> _Given data_
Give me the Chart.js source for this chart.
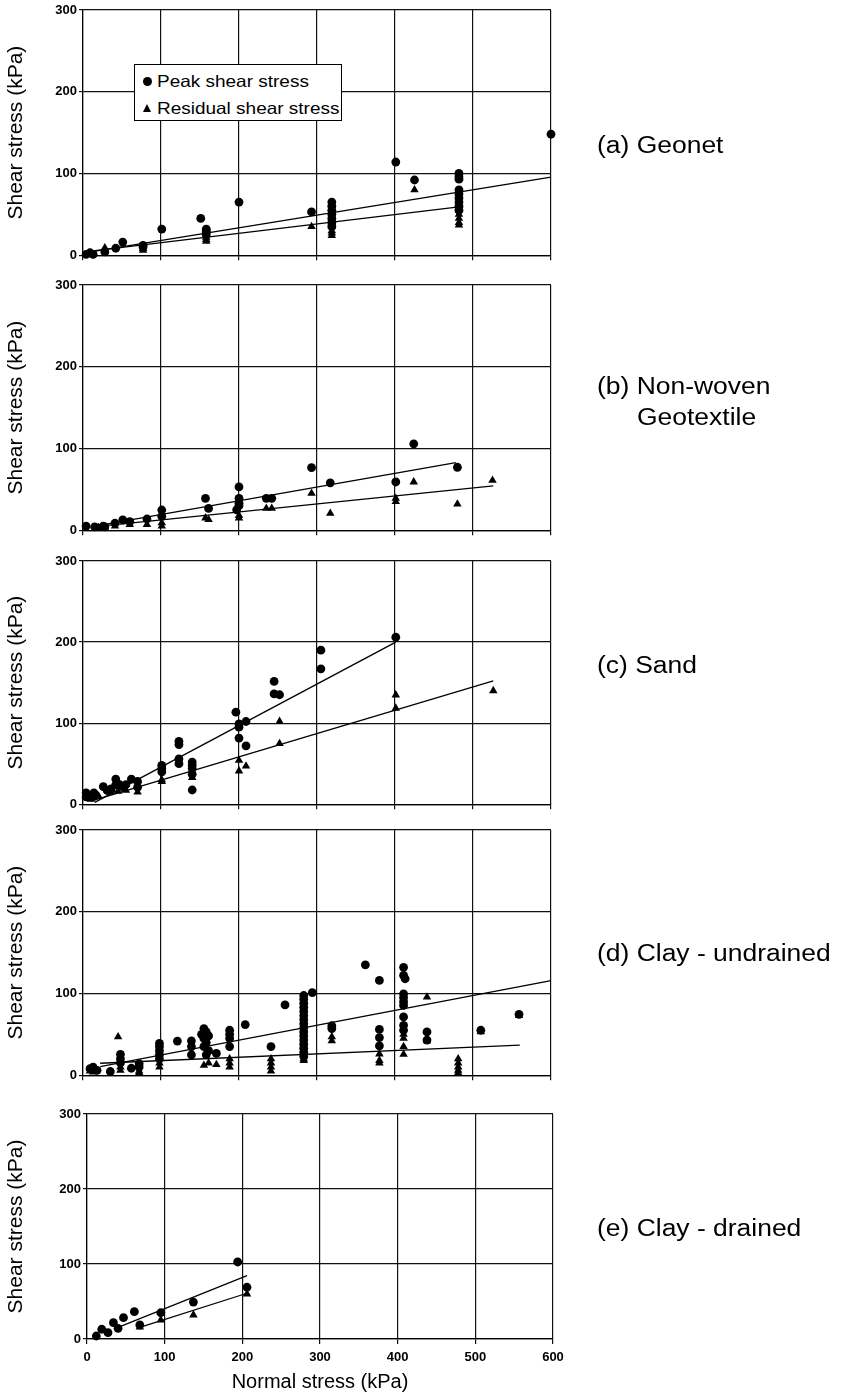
<!DOCTYPE html>
<html>
<head>
<meta charset="utf-8">
<script src="https://cdn.jsdelivr.net/npm/chart.js@4.4.1/dist/chart.umd.min.js"></script>
<style>
html,body{margin:0;padding:0;background:#fff;width:842px;height:1393px;overflow:hidden;position:relative;}
canvas{position:absolute;left:0;}
.lbl{position:absolute;font-family:'Liberation Sans',Arial,Helvetica,sans-serif;font-size:23px;line-height:23px;color:#000;white-space:nowrap;transform:scaleX(1.15);transform-origin:0 50%;}
#legend{position:absolute;left:134px;top:64px;width:206px;height:55px;border:1px solid #000;background:#fff;font-family:'Liberation Sans',Arial,Helvetica,sans-serif;font-size:16.5px;color:#000;}
#legend .row{position:absolute;left:0;height:20px;line-height:20px;white-space:nowrap;}
#legend .txt{position:absolute;left:22px;top:0;transform:scaleX(1.15);transform-origin:0 50%;}
#legend .dot{position:absolute;left:8px;top:6px;width:9px;height:9px;border-radius:50%;background:#000;}
#legend .tri{position:absolute;left:8px;top:6px;width:0;height:0;border-left:4.5px solid transparent;border-right:4.5px solid transparent;border-bottom:8px solid #000;}
</style>
</head>
<body>
<script>
// ---------- tick labels / categories ----------
const xTickValues = [0, 100, 200, 300, 400, 500, 600];
const yTickValues = [0, 100, 200, 300];
const panelNames = ['(a) Geonet', '(b) Non-woven', '(c) Sand', '(d) Clay - undrained', '(e) Clay - drained'];
const seriesNames = ['Peak shear stress', 'Residual shear stress'];

// ---------- (a) Geonet ----------
const geonetPeakX = [4, 9, 13, 28, 42, 51, 77, 77, 101, 151, 158, 158, 158, 158, 200, 293, 319, 319, 319, 319, 319, 319, 319, 401, 425, 482, 482, 482, 482, 482, 482, 482, 482, 482, 600];
const geonetPeakY = [1, 3, 1, 4, 8.5, 16, 12, 10, 32, 45, 32, 30, 28, 25, 65, 53, 65, 60, 55, 50, 45, 40, 35, 114, 92, 100, 96, 93, 80, 75, 70, 65, 60, 55, 148];
const geonetResX = [28, 77, 77, 158, 158, 158, 293, 319, 319, 319, 319, 319, 319, 425, 482, 482, 482, 482, 482, 482];
const geonetResY = [9, 8, 6, 22, 19, 17, 35, 45, 40, 35, 30, 27, 24, 80, 60, 55, 50, 45, 40, 37];
const geonetPeakFitX = [4, 600];
const geonetPeakFitY = [3.2, 95.4];
const geonetResFitX = [10, 482];
const geonetResFitY = [5.1, 59];

// ---------- (b) Non-woven geotextile ----------
const nonwovenPeakX = [4, 15, 26, 28, 41, 51, 60, 82, 101, 101, 157, 161, 200, 200, 200, 197, 200, 235, 242, 293, 317, 401, 424, 480];
const nonwovenPeakY = [5, 4, 5, 4, 8.5, 12.5, 10.5, 13.7, 24.7, 17, 39, 26.7, 53, 39, 33, 25, 30, 39, 39, 76.5, 58, 59, 105.7, 77];
const nonwovenResX = [20, 28, 41, 60, 82, 101, 101, 157, 161, 200, 200, 235, 242, 293, 317, 401, 401, 424, 480, 525];
const nonwovenResY = [3, 4, 5, 7, 7, 9, 5, 15, 13, 18, 15, 26.7, 26.7, 45, 20.6, 39, 35, 59, 32, 61];
const nonwovenPeakFitX = [10, 478];
const nonwovenPeakFitY = [4, 82.6];
const nonwovenResFitX = [10, 526];
const nonwovenResFitY = [3.8, 54.3];

// ---------- (c) Sand ----------
const sandPeakX = [4, 4, 14, 14, 26, 31, 36, 42, 42, 47, 52, 55, 62, 70, 70, 101, 101, 101, 123, 123, 123, 123, 140, 140, 140, 140, 140, 196, 200, 200, 200, 209, 209, 245, 245, 252, 305, 305, 401];
const sandPeakY = [9, 14, 14, 10, 21.6, 17, 19, 31, 24, 24, 21, 24, 31, 28, 21, 48, 44, 40, 77.5, 73.5, 56, 50, 52, 48, 44, 37, 17.5, 113.5, 99, 95, 81.6, 102, 72, 151.5, 136, 135, 190, 167, 206];
const sandResX = [10, 20, 35, 45, 55, 70, 101, 101, 140, 200, 200, 209, 252, 252, 401, 401, 526];
const sandResY = [6, 10, 15, 16, 17, 15, 30, 28, 33, 54, 41, 47, 102, 74.7, 134.7, 118.4, 140];
const sandPeakFitX = [15, 401];
const sandPeakFitY = [2.3, 200];
const sandResFitX = [10, 526];
const sandResFitY = [3.9, 152];

// ---------- (d) Clay - undrained ----------
const clayUPeakX = [9, 13, 18, 35, 48, 48, 48, 62, 72, 72, 98, 98, 98, 98, 98, 121, 139, 139, 139, 152, 155, 158, 161, 155, 158, 155, 161, 158, 171, 188, 188, 188, 188, 208, 241, 259, 283, 283, 283, 283, 283, 283, 283, 283, 283, 283, 283, 283, 283, 283, 283, 283, 294, 319, 319, 362, 380, 380, 380, 380, 411, 411, 413, 411, 411, 411, 411, 411, 411, 411, 441, 441, 510, 559];
const clayUPeakY = [8, 10, 6, 4.5, 25.5, 20, 15, 8.5, 14, 10, 39, 35, 30, 25, 20, 41.7, 42, 35, 25, 50, 57, 53, 48, 45, 40, 35, 30, 25, 26.7, 55, 50, 45, 35, 62, 35, 86, 97.5, 93, 88, 83, 78, 73, 68, 63, 58, 53, 48, 43, 38, 33, 28, 23, 101, 60.5, 57, 135, 116, 56, 46, 36, 132, 122, 118, 99.6, 95, 90, 85.4, 71.3, 61, 55, 53, 43, 55, 74.5];
const clayUResX = [9, 13, 45, 48, 48, 72, 72, 98, 98, 155, 161, 171, 188, 188, 188, 241, 241, 241, 241, 283, 283, 319, 319, 380, 380, 380, 411, 411, 411, 411, 441, 441, 481, 481, 481, 481, 481, 510, 559];
const clayUResY = [5, 4, 47, 10, 6, 5, 3, 15, 10, 12, 15, 13, 20, 15, 10, 20, 15, 10, 5, 20, 18, 47, 42, 26, 18, 15, 50, 45, 35, 25.5, 95.6, 42, 20, 15, 10, 6, 3, 53, 73];
const clayUPeakFitX = [22, 600];
const clayUPeakFitY = [10.4, 115.8];
const clayUResFitX = [22, 560];
const clayUResFitY = [14.6, 36.8];

// ---------- (e) Clay - drained ----------
const clayDPeakX = [12, 19, 27, 34, 40, 47, 61, 68, 95, 137, 194, 206];
const clayDPeakY = [4, 13, 8.4, 21.8, 14.2, 28.4, 36.4, 18.7, 35, 49.3, 102.7, 69];
const clayDResX = [68, 95, 137, 206];
const clayDResY = [16, 25.3, 32, 60];
const clayDPeakFitX = [40, 206];
const clayDPeakFitY = [15.6, 84.4];
const clayDResFitX = [68, 206];
const clayDResFitY = [15.6, 61];

// ---------- build ----------
const FONT = "'Liberation Sans', Arial, Helvetica, sans-serif";
function pts(xs, ys) { return xs.map((x, i) => ({ x: x, y: ys[i] })); }

const panels = [
  { name: panelNames[0], px: geonetPeakX, py: geonetPeakY, rx: geonetResX, ry: geonetResY, pfx: geonetPeakFitX, pfy: geonetPeakFitY, rfx: geonetResFitX, rfy: geonetResFitY,
    top: 0, h: 265, padTop: 10, left: 83, right: 551, xH: 8, showX: false },
  { name: panelNames[1], px: nonwovenPeakX, py: nonwovenPeakY, rx: nonwovenResX, ry: nonwovenResY, pfx: nonwovenPeakFitX, pfy: nonwovenPeakFitY, rfx: nonwovenResFitX, rfy: nonwovenResFitY,
    top: 270, h: 270, padTop: 15, left: 83, right: 551, xH: 8, showX: false },
  { name: panelNames[2], px: sandPeakX, py: sandPeakY, rx: sandResX, ry: sandResY, pfx: sandPeakFitX, pfy: sandPeakFitY, rfx: sandResFitX, rfy: sandResFitY,
    top: 545, h: 269, padTop: 16, left: 83, right: 551, xH: 8, showX: false },
  { name: panelNames[3], px: clayUPeakX, py: clayUPeakY, rx: clayUResX, ry: clayUResY, pfx: clayUPeakFitX, pfy: clayUPeakFitY, rfx: clayUResFitX, rfy: clayUResFitY,
    top: 815, h: 270, padTop: 15, left: 83, right: 551, xH: 8, showX: false },
  { name: panelNames[4], px: clayDPeakX, py: clayDPeakY, rx: clayDResX, ry: clayDResY, pfx: clayDPeakFitX, pfy: clayDPeakFitY, rfx: clayDResFitX, rfy: clayDResFitY,
    top: 1090, h: 304, padTop: 24, left: 87, right: 553, xH: 55, showX: true }
];

function makeChart(p) {
  const c = document.createElement('canvas');
  c.width = 842; c.height = p.h;
  c.style.top = p.top + 'px';
  c.style.width = '842px'; c.style.height = p.h + 'px';
  document.body.appendChild(c);
  return new Chart(c, {
    type: 'scatter',
    data: {
      datasets: [
        { label: seriesNames[0], data: pts(p.px, p.py), pointStyle: 'circle', pointRadius: 4.4, backgroundColor: '#000', borderColor: '#000', borderWidth: 0, clip: false, order: 2 },
        { label: seriesNames[1], data: pts(p.rx, p.ry), pointStyle: 'triangle', pointRadius: 4.9, backgroundColor: '#000', borderColor: '#000', borderWidth: 0, clip: false, order: 2 },
        { label: seriesNames[0] + ' fit', data: pts(p.pfx, p.pfy), showLine: true, pointRadius: 0, borderColor: '#000', borderWidth: 1.3, fill: false, clip: false, order: 1 },
        { label: seriesNames[1] + ' fit', data: pts(p.rfx, p.rfy), showLine: true, pointRadius: 0, borderColor: '#000', borderWidth: 1.3, fill: false, clip: false, order: 1 }
      ]
    },
    options: {
      responsive: false, animation: false, devicePixelRatio: 1,
      layout: { padding: { top: p.padTop, left: 0, right: 842 - p.right, bottom: 0 } },
      plugins: { legend: { display: false }, tooltip: { enabled: false } },
      scales: {
        x: {
          type: 'linear', min: 0, max: 600,
          afterBuildTicks: s => { s.ticks = xTickValues.map(v => ({ value: v })); },
          ticks: { display: p.showX, color: '#000', padding: 6, maxRotation: 0, font: { family: FONT, size: 13, weight: 'bold' } },
          grid: { color: '#111', lineWidth: 1.2, drawTicks: true, tickLength: 5 },
          border: { color: '#000', width: 1.2 },
          title: { display: p.showX, text: 'Normal stress (kPa)', color: '#000', font: { family: FONT, size: 20 }, padding: { top: 0, bottom: 0 } },
          afterFit: s => { s.height = p.xH; }
        },
        y: {
          type: 'linear', min: 0, max: 300,
          afterBuildTicks: s => { s.ticks = yTickValues.map(v => ({ value: v })); },
          ticks: { color: '#000', padding: 2, font: { family: FONT, size: 13, weight: 'bold' } },
          grid: { color: '#111', lineWidth: 1.2, drawTicks: true, tickLength: 4 },
          border: { color: '#000', width: 1.2 },
          title: { display: true, text: 'Shear stress (kPa)', color: '#000', font: { family: FONT, size: 21 }, padding: { top: 4, bottom: 0 } },
          afterFit: s => { s.width = p.left; }
        }
      }
    }
  });
}
panels.forEach(makeChart);

// ---------- panel captions ----------
const captionPos = [[597, 145], [597, 386], [597, 665], [597, 953], [597, 1228]];
panels.forEach((p, i) => {
  const d = document.createElement('div');
  d.className = 'lbl';
  d.textContent = p.name;
  d.style.left = captionPos[i][0] + 'px';
  d.style.top = (captionPos[i][1] - 11.5) + 'px';
  document.body.appendChild(d);
});
const sub = document.createElement('div');
sub.className = 'lbl';
sub.textContent = 'Geotextile';
sub.style.left = '637px';
sub.style.top = (417 - 11.5) + 'px';
document.body.appendChild(sub);

// ---------- legend (panel a) ----------
const lg = document.createElement('div');
lg.id = 'legend';
lg.innerHTML = '<div class="row" style="top:6px;width:100%"><span class="dot"></span><span class="txt"></span></div>' +
               '<div class="row" style="top:33px;width:100%"><span class="tri"></span><span class="txt"></span></div>';
const txts = lg.querySelectorAll('.txt');
txts[0].textContent = seriesNames[0];
txts[1].textContent = seriesNames[1];
document.body.appendChild(lg);
</script>
</body>
</html>
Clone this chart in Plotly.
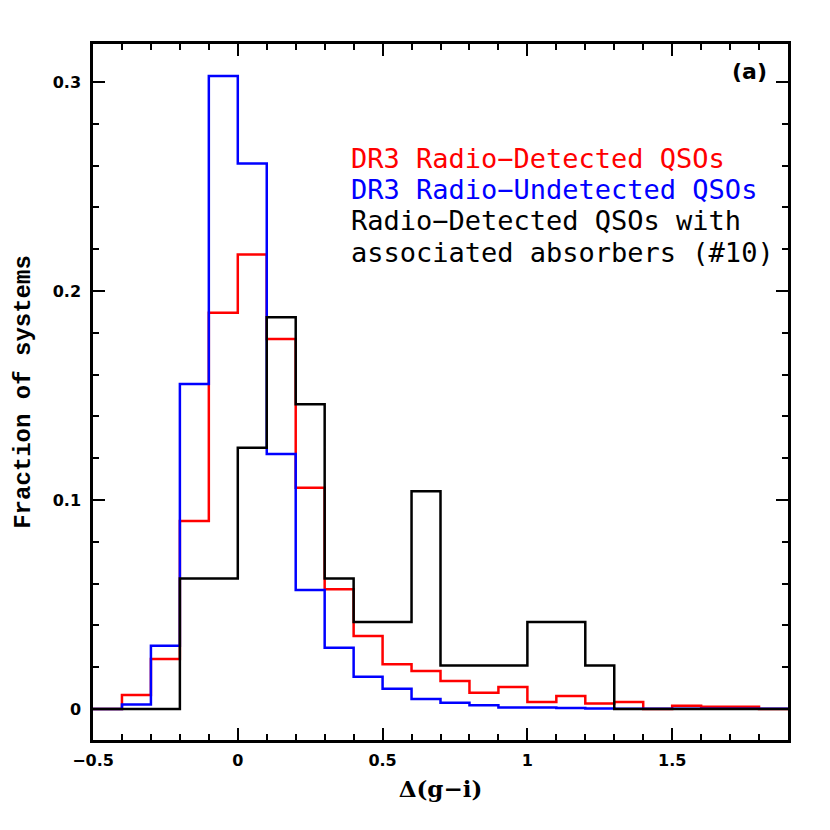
import plotly.graph_objects as go

# bin edges of the histogram, Delta(g-i)
bin_edges = [round(-0.5 + 0.1 * i, 1) for i in range(25)]

# DR3 radio-detected QSOs (red)
detected = [0.0, 0.0067, 0.024, 0.090, 0.1896, 0.2175, 0.177, 0.1059, 0.0573, 0.0349,
            0.0214, 0.0182, 0.0134, 0.0078, 0.0105, 0.0034, 0.0062, 0.0027, 0.0034, 0.0,
            0.0016, 0.0011, 0.0011, 0.0]
# DR3 radio-undetected QSOs (blue)
undetected = [0.0, 0.0022, 0.0303, 0.1555, 0.3029, 0.261, 0.122, 0.057, 0.0293, 0.0155,
              0.0097, 0.0048, 0.003, 0.0018, 0.0008, 0.0007, 0.0005, 0.0003, 0.0002, 0.0002,
              0.0001, 0.0001, 0.0001, 0.0001]
# radio-detected QSOs with associated absorbers (black)
absorbers = [0.0, 0.0, 0.0, 0.0625, 0.0625, 0.125, 0.1875, 0.1458, 0.0625, 0.0417,
             0.0417, 0.1042, 0.0208, 0.0208, 0.0208, 0.0417, 0.0417, 0.0208, 0.0, 0.0,
             0.0, 0.0, 0.0, 0.0]

legend_lines = ["DR3 Radio\u2212Detected QSOs", "DR3 Radio\u2212Undetected QSOs",
                "Radio\u2212Detected QSOs with", "associated absorbers (#10)"]
legend_colors = ["#ff0000", "#0000ff", "#000000", "#000000"]

x_ticks = [-0.5, 0, 0.5, 1, 1.5]
x_tick_labels = ["\u22120.5", "0", "0.5", "1", "1.5"]
y_ticks = [0, 0.1, 0.2, 0.3]
y_tick_labels = ["0", "0.1", "0.2", "0.3"]

fig = go.Figure()
for vals, col in [(detected, "#ff0000"), (undetected, "#0000ff"), (absorbers, "#000000")]:
    fig.add_trace(go.Scatter(x=bin_edges, y=vals + [vals[-1]], mode="lines",
                             line=dict(shape="hv", color=col, width=2.5),
                             showlegend=False, hoverinfo="skip"))

tickfont = dict(family="DejaVu Sans", size=16, color="black", weight="bold")
axis_common = dict(showgrid=False, zeroline=False, showline=True, linecolor="black",
                   linewidth=2.5, mirror="ticks", ticks="inside", tickwidth=2,
                   tickcolor="black", ticklen=12, tickfont=tickfont)

fig.update_xaxes(range=[-0.5, 1.9], tickvals=x_ticks, ticktext=x_tick_labels,
                 ticklabelstandoff=4,
                 minor=dict(dtick=0.1, tick0=-0.5, ticks="inside", ticklen=6,
                            tickwidth=2, tickcolor="black"),
                 title=dict(text="\u0394(g\u2212i)", standoff=12,
                            font=dict(family="DejaVu Serif", size=23, color="black",
                                      weight="bold")),
                 **axis_common)
fig.update_yaxes(range=[-0.0148, 0.3182], tickvals=y_ticks, ticktext=y_tick_labels,
                 ticklabelstandoff=6,
                 minor=dict(dtick=0.02, tick0=0, ticks="inside", ticklen=6,
                            tickwidth=2, tickcolor="black"),
                 title=dict(text="Fraction of systems", standoff=16,
                            font=dict(family="Liberation Mono", size=24, color="black",
                                      weight="bold")),
                 **axis_common)

y0 = 0.836
for i, (txt, col) in enumerate(zip(legend_lines, legend_colors)):
    fig.add_annotation(text=txt, xref="paper", yref="paper", x=0.369, y=y0 - 0.045 * i,
                       xanchor="left", yanchor="middle", showarrow=False,
                       font=dict(family="DejaVu Sans Mono", size=27, color=col))
fig.add_annotation(text="(a)", xref="paper", yref="paper", x=0.972, y=0.96,
                   xanchor="right", yanchor="middle", showarrow=False,
                   font=dict(family="DejaVu Sans", size=22, color="black", weight="bold"))

fig.update_layout(width=822, height=822, margin=dict(l=82, r=42, t=36, b=90),
                  plot_bgcolor="white", paper_bgcolor="white")
fig.write_html("out.html")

> _Directive_
Of the lines in the data, how many contain the word "this"? Provide the number and nothing further.

> _The output_
2